Wait, what? You’re telling me all those thousands of books lining the shelves in bookstores and libraries were all written by someone? Oh. Well. There goes that theory.

I don’t know why, after all this time, people can’t accept that some people do want to pursue a career in the arts full-time, but here we are. Still answering these questions. So do your best to make Karen understand that it’s not just a silly hobby, or that you’re not just doodling love notes to your imaginary boyfriend in your diary. Maybe one day she’ll be able to accept it.


Writing is hard. And then editing is hard. And then sharing that work with people can be hard. And then on top of all that, answering the somewhat ridiculous questions human beings ask each other…is hard.

Keep your head up. Write your butt off. And to get you through all the inane questions, remember these words to the wise from one of my favorite writers, Kurt Vonnegut.

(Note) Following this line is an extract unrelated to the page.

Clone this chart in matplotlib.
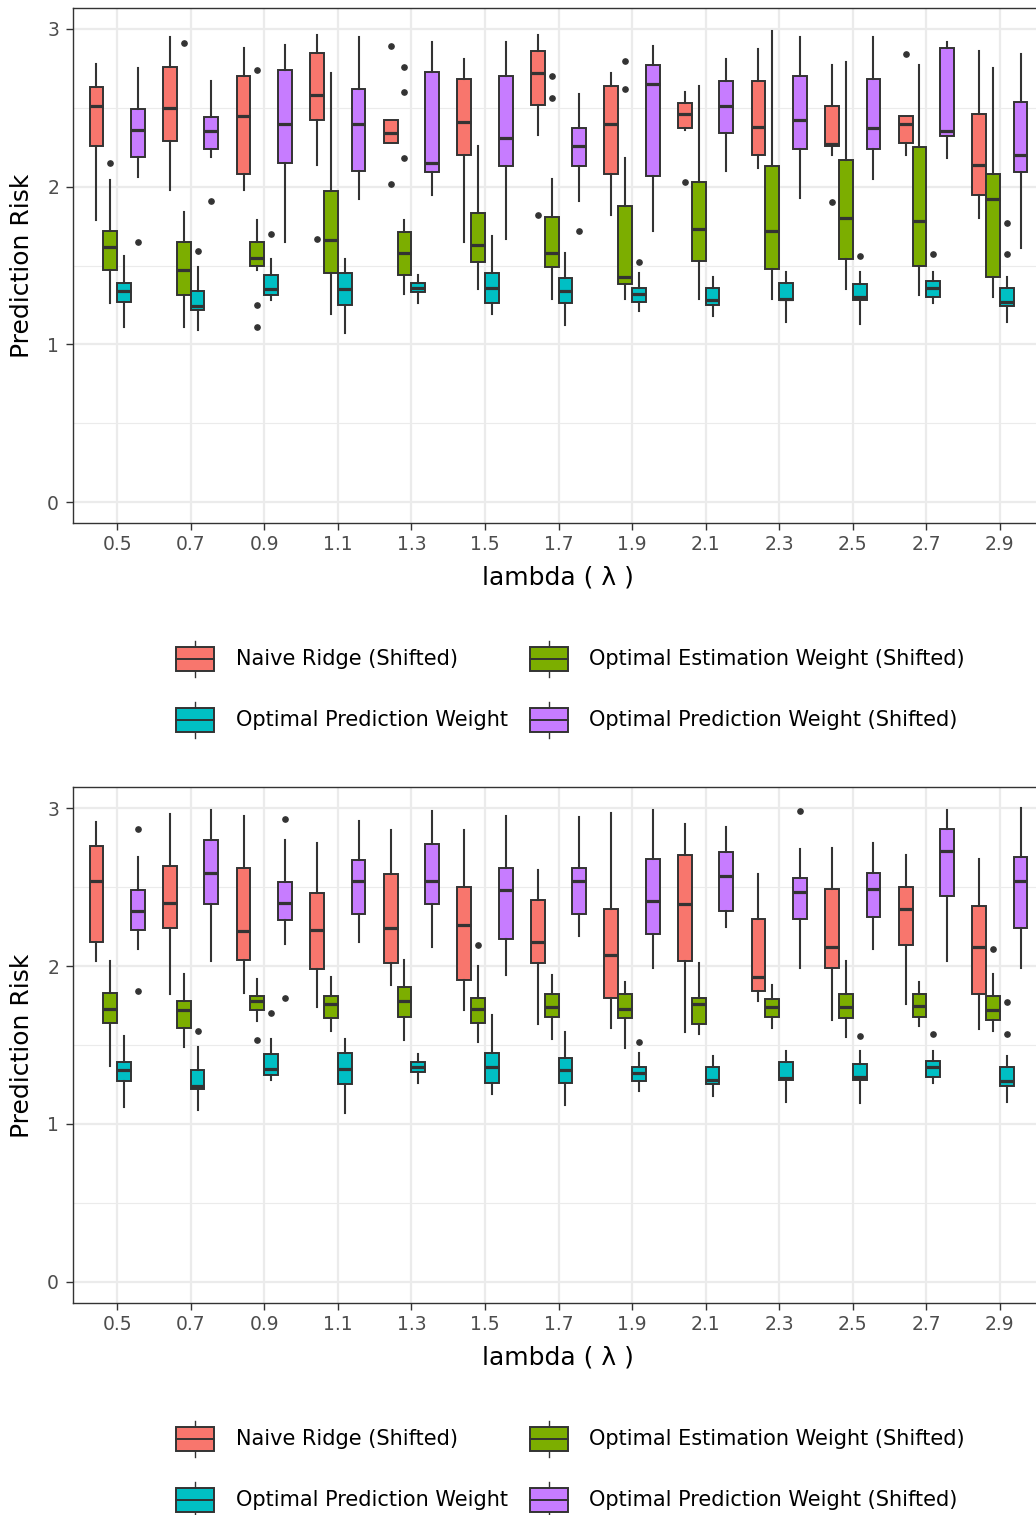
import numpy as np
import matplotlib.pyplot as plt
from matplotlib.patches import Rectangle

# categories
lambdas = ["0.5", "0.7", "0.9", "1.1", "1.3", "1.5", "1.7", "1.9", "2.1", "2.3", "2.5", "2.7", "2.9"]
groups = ["Naive Ridge (Shifted)", "Optimal Estimation Weight (Shifted)",
          "Optimal Prediction Weight", "Optimal Prediction Weight (Shifted)"]
colors = ["#F8766D", "#7CAE00", "#00BFC4", "#C77CFF"]

# ---- top panel (a) ----
a_naive_hi = [2.78, 2.95, 2.88, 2.96, 2.42, 2.81, 2.96, 2.72, 2.60, 2.87, 2.77, 2.45, 2.86]
a_naive_q3 = [2.63, 2.76, 2.70, 2.85, 2.42, 2.68, 2.86, 2.64, 2.53, 2.67, 2.51, 2.45, 2.46]
a_naive_md = [2.51, 2.50, 2.45, 2.58, 2.34, 2.41, 2.72, 2.40, 2.46, 2.38, 2.27, 2.40, 2.14]
a_naive_q1 = [2.26, 2.29, 2.08, 2.42, 2.28, 2.20, 2.52, 2.08, 2.37, 2.20, 2.26, 2.28, 1.95]
a_naive_lo = [1.79, 1.98, 1.98, 2.14, 2.28, 1.65, 2.33, 1.82, 2.36, 2.12, 2.20, 2.20, 1.80]
a_naive_out = [[], [], [], [1.67], [2.89, 2.02], [], [1.82], [], [2.03], [], [1.90], [2.84], []]

a_est_hi = [2.04, 1.84, 1.79, 2.72, 1.79, 2.26, 2.05, 2.18, 2.64, 2.99, 2.79, 2.77, 2.75]
a_est_q3 = [1.72, 1.65, 1.65, 1.97, 1.71, 1.83, 1.81, 1.88, 2.03, 2.13, 2.17, 2.25, 2.08]
a_est_md = [1.62, 1.47, 1.55, 1.66, 1.58, 1.63, 1.58, 1.43, 1.73, 1.72, 1.80, 1.78, 1.92]
a_est_q1 = [1.47, 1.31, 1.50, 1.45, 1.44, 1.52, 1.49, 1.38, 1.53, 1.48, 1.54, 1.50, 1.43]
a_est_lo = [1.26, 1.11, 1.47, 1.19, 1.32, 1.35, 1.29, 1.29, 1.29, 1.29, 1.35, 1.31, 1.30]
a_est_out = [[2.15], [2.91], [2.74, 1.25, 1.11], [], [2.76, 2.60, 2.18], [], [2.70, 2.56],
             [2.80, 2.62], [], [], [], [], []]

a_shift_hi = [2.75, 2.67, 2.90, 2.95, 2.92, 2.92, 2.59, 2.89, 2.81, 2.95, 2.95, 2.92, 2.84]
a_shift_q3 = [2.49, 2.44, 2.74, 2.62, 2.73, 2.70, 2.37, 2.77, 2.67, 2.70, 2.68, 2.88, 2.54]
a_shift_md = [2.36, 2.35, 2.40, 2.40, 2.15, 2.31, 2.26, 2.65, 2.51, 2.42, 2.37, 2.35, 2.20]
a_shift_q1 = [2.19, 2.24, 2.15, 2.10, 2.09, 2.13, 2.13, 2.07, 2.34, 2.24, 2.24, 2.32, 2.09]
a_shift_lo = [2.06, 2.19, 1.65, 1.92, 1.95, 1.67, 1.91, 1.72, 2.10, 1.93, 2.05, 2.18, 1.61]
a_shift_out = [[1.65], [1.91], [], [], [], [], [1.72], [], [], [], [], [], []]

# optimal prediction weight (same in both panels)
pred_hi = [1.56, 1.49, 1.54, 1.54, 1.44, 1.69, 1.58, 1.45, 1.43, 1.46, 1.46, 1.46, 1.43]
pred_q3 = [1.39, 1.34, 1.44, 1.45, 1.39, 1.45, 1.42, 1.36, 1.36, 1.39, 1.38, 1.40, 1.36]
pred_md = [1.34, 1.24, 1.35, 1.35, 1.36, 1.36, 1.34, 1.32, 1.28, 1.29, 1.30, 1.36, 1.27]
pred_q1 = [1.27, 1.22, 1.31, 1.25, 1.33, 1.26, 1.26, 1.27, 1.25, 1.28, 1.28, 1.30, 1.24]
pred_lo = [1.11, 1.09, 1.28, 1.07, 1.26, 1.19, 1.12, 1.21, 1.18, 1.14, 1.13, 1.26, 1.14]
pred_out = [[], [1.59], [1.70], [], [], [], [], [1.52], [], [], [1.56], [1.57], [1.77, 1.57]]

# ---- bottom panel (b) ----
b_naive_hi = [2.91, 2.96, 2.95, 2.78, 2.86, 2.86, 2.61, 2.97, 2.90, 2.58, 2.75, 2.70, 2.68]
b_naive_q3 = [2.76, 2.63, 2.62, 2.46, 2.58, 2.50, 2.42, 2.36, 2.70, 2.30, 2.49, 2.50, 2.38]
b_naive_md = [2.54, 2.40, 2.22, 2.23, 2.24, 2.26, 2.15, 2.07, 2.39, 1.93, 2.12, 2.36, 2.12]
b_naive_q1 = [2.15, 2.24, 2.04, 1.98, 2.02, 1.91, 2.02, 1.80, 2.03, 1.84, 1.99, 2.13, 1.82]
b_naive_lo = [2.03, 1.82, 1.83, 1.74, 1.88, 1.72, 1.63, 1.61, 1.58, 1.78, 1.66, 1.76, 1.60]
b_naive_out = [[] for _ in lambdas]

b_est_hi = [2.03, 1.95, 1.92, 1.93, 2.04, 2.00, 1.94, 1.90, 2.02, 1.88, 2.03, 1.90, 1.95]
b_est_q3 = [1.83, 1.78, 1.81, 1.81, 1.87, 1.80, 1.82, 1.82, 1.80, 1.79, 1.82, 1.82, 1.81]
b_est_md = [1.73, 1.72, 1.78, 1.76, 1.78, 1.73, 1.74, 1.73, 1.76, 1.74, 1.74, 1.75, 1.72]
b_est_q1 = [1.64, 1.61, 1.72, 1.67, 1.68, 1.64, 1.68, 1.67, 1.63, 1.68, 1.67, 1.68, 1.66]
b_est_lo = [1.37, 1.49, 1.65, 1.59, 1.53, 1.52, 1.54, 1.48, 1.57, 1.61, 1.55, 1.62, 1.59]
b_est_out = [[], [], [1.53], [], [], [2.13], [], [], [], [], [], [], [2.11]]

b_shift_hi = [2.69, 2.99, 2.80, 2.92, 2.98, 2.95, 2.94, 2.99, 2.88, 2.74, 2.78, 2.99, 3.00]
b_shift_q3 = [2.48, 2.80, 2.53, 2.67, 2.77, 2.62, 2.62, 2.68, 2.72, 2.56, 2.59, 2.87, 2.69]
b_shift_md = [2.35, 2.59, 2.40, 2.54, 2.54, 2.48, 2.54, 2.41, 2.57, 2.47, 2.49, 2.73, 2.54]
b_shift_q1 = [2.23, 2.39, 2.29, 2.33, 2.39, 2.17, 2.33, 2.20, 2.35, 2.30, 2.31, 2.44, 2.24]
b_shift_lo = [2.11, 2.03, 2.14, 2.15, 2.12, 1.94, 2.19, 1.99, 2.25, 1.99, 2.11, 2.03, 1.99]
b_shift_out = [[2.87, 1.84], [], [2.93, 1.80], [], [], [], [], [], [], [2.98], [], [], []]

W, H = 1036, 1515
DARK = "#333333"
fig = plt.figure(figsize=(W / 100, H / 100), dpi=100)


def make_stats(lo, q1, md, q3, hi, out):
    return [dict(whislo=lo[i], q1=q1[i], med=md[i], q3=q3[i], whishi=hi[i], fliers=out[i])
            for i in range(len(lambdas))]


def draw_panel(ax, series):
    n = len(lambdas)
    offsets = [-0.28125, -0.09375, 0.09375, 0.28125]
    for g, s in enumerate(series):
        ax.bxp(make_stats(*s), positions=np.arange(n) + offsets[g], widths=0.1875,
               patch_artist=True, showcaps=False, manage_ticks=False,
               boxprops=dict(facecolor=colors[g], edgecolor=DARK, linewidth=1.4),
               medianprops=dict(color=DARK, linewidth=2.3, solid_capstyle="butt"),
               whiskerprops=dict(color=DARK, linewidth=1.5),
               flierprops=dict(marker="o", markerfacecolor=DARK, markeredgecolor=DARK,
                               markersize=3.8))
    ax.set_xlim(-0.6, n - 0.4)
    ax.set_ylim(-0.133, 3.133)
    ax.set_xticks(np.arange(n))
    ax.set_xticklabels(lambdas)
    ax.set_yticks([0, 1, 2, 3])
    ax.set_yticks([0.5, 1.5, 2.5], minor=True)
    ax.set_axisbelow(True)
    ax.grid(which="major", color="#EBEBEB", linewidth=1.6)
    ax.grid(which="minor", axis="y", color="#EBEBEB", linewidth=0.8)
    ax.tick_params(which="major", length=5, width=1, color=DARK, labelcolor="#4D4D4D",
                   labelsize=13.5)
    ax.tick_params(axis="x", pad=4)
    ax.tick_params(axis="y", pad=5)
    ax.tick_params(which="minor", length=0)
    for sp in ax.spines.values():
        sp.set_color(DARK)
        sp.set_linewidth(1.0)


# axes positions in pixels: left 73, right beyond the edge (clipped)
ax_top = fig.add_axes([73 / W, 1 - 523 / H, 971 / W, 515 / H])
ax_bot = fig.add_axes([73 / W, 1 - 1303 / H, 971 / W, 516 / H])

draw_panel(ax_top, [
    (a_naive_lo, a_naive_q1, a_naive_md, a_naive_q3, a_naive_hi, a_naive_out),
    (a_est_lo, a_est_q1, a_est_md, a_est_q3, a_est_hi, a_est_out),
    (pred_lo, pred_q1, pred_md, pred_q3, pred_hi, pred_out),
    (a_shift_lo, a_shift_q1, a_shift_md, a_shift_q3, a_shift_hi, a_shift_out),
])
draw_panel(ax_bot, [
    (b_naive_lo, b_naive_q1, b_naive_md, b_naive_q3, b_naive_hi, b_naive_out),
    (b_est_lo, b_est_q1, b_est_md, b_est_q3, b_est_hi, b_est_out),
    (pred_lo, pred_q1, pred_md, pred_q3, pred_hi, pred_out),
    (b_shift_lo, b_shift_q1, b_shift_md, b_shift_q3, b_shift_hi, b_shift_out),
])

# overlay in pixel coordinates for titles and legends
ov = fig.add_axes([0, 0, 1, 1], zorder=5)
ov.set_xlim(0, W)
ov.set_ylim(H, 0)
ov.axis("off")

legend_cols = [(176, 236), (530, 589)]
for top_px in [0, 780]:
    ov.text(22, 266 + top_px, "Prediction Risk", rotation=90, ha="center", va="center",
            fontsize=18, color="black")
    ov.text(558, 577 + top_px, "lambda ( \u03bb )", ha="center", va="center",
            fontsize=18, color="black")
    for g, name in enumerate(groups):
        kx, tx = legend_cols[g % 2]
        yc = 659 + top_px + 61 * (g // 2)
        ov.plot([kx + 19, kx + 19], [yc - 18, yc + 18], color=DARK, linewidth=1.0)
        ov.add_patch(Rectangle((kx, yc - 12), 38, 24, facecolor=colors[g], edgecolor=DARK,
                               linewidth=1.4, zorder=3))
        ov.plot([kx, kx + 38], [yc, yc], color=DARK, linewidth=1.4, zorder=4)
        ov.text(tx, yc, name, ha="left", va="center", fontsize=15, color="black")

fig.savefig("out.png", dpi=100)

So what about everyone else? What are some ridiculous questions you’ve been asked? Let me know in the comments! You know I’d love to talk. <3

4 Replies to “Ridiculous Questions People Ask Writers”

  1. Omg Karen really needs to shut up lol. Writing is so hard I don’t understand how people don’t get IT! I mean…YOU’RE INVENTING PEOPLE TALKING AND DOING STUFF and if you’re writing high fantasy THERE’S EVEN A WORLD YOU HAVE TO BUILD!! It’s HARD! I can’t imagine how annoying these questions must be haha! Don’t listen to the Muggles and do your thing <3!

    1. Hahahaha I know, Karen is the WORST, right? Lol. I always have such an appreciation for people who appreciate that writing is hard and that it is truly a craft, not something people just pop out from nowhere! Can’t let the Muggles get us down <3 <3

  2. Ugh I relate to SO many of these. 😭 IT’s really annoying how people treat arts though right?! Like any type of artist is generally seen as “lesser” AND I HATE HOW SOCIETY DOES THAT. Without arts, there would be no culture!! C’mon people, give us a break!

    I also really hate the ‘oh why aren’t you published yet’ question. *cries* People IRL often are like “oh well you know you can self-publish!” and um, of course you can, but like they seem to think that self-publishing is the same as traditional?! 😳 They’re so different and it’s impossible to explain to people who don’t really care anyway. THE WRITERS LIFE IS TOUGH. (Also my parents are often like “oh I’ll just wait for the movie to come out” hhahha HAHAHHA. *dies*) 😂😂

    1. Yes! I try to explain to people that self-publishing and traditional publishing are completely different, and they just stare at me like I’m speaking gibberish. It’s all totally the same to them, but they don’t want to actually invest the time in having an in depth conversation to learn more. BECAUSE THAT WOULD BE CRAZY.

      It is really annoying how society treats the arts. As if they aren’t “real” jobs or are a lower level of people or something. That actually *IS* crazy, all sarcasm aside.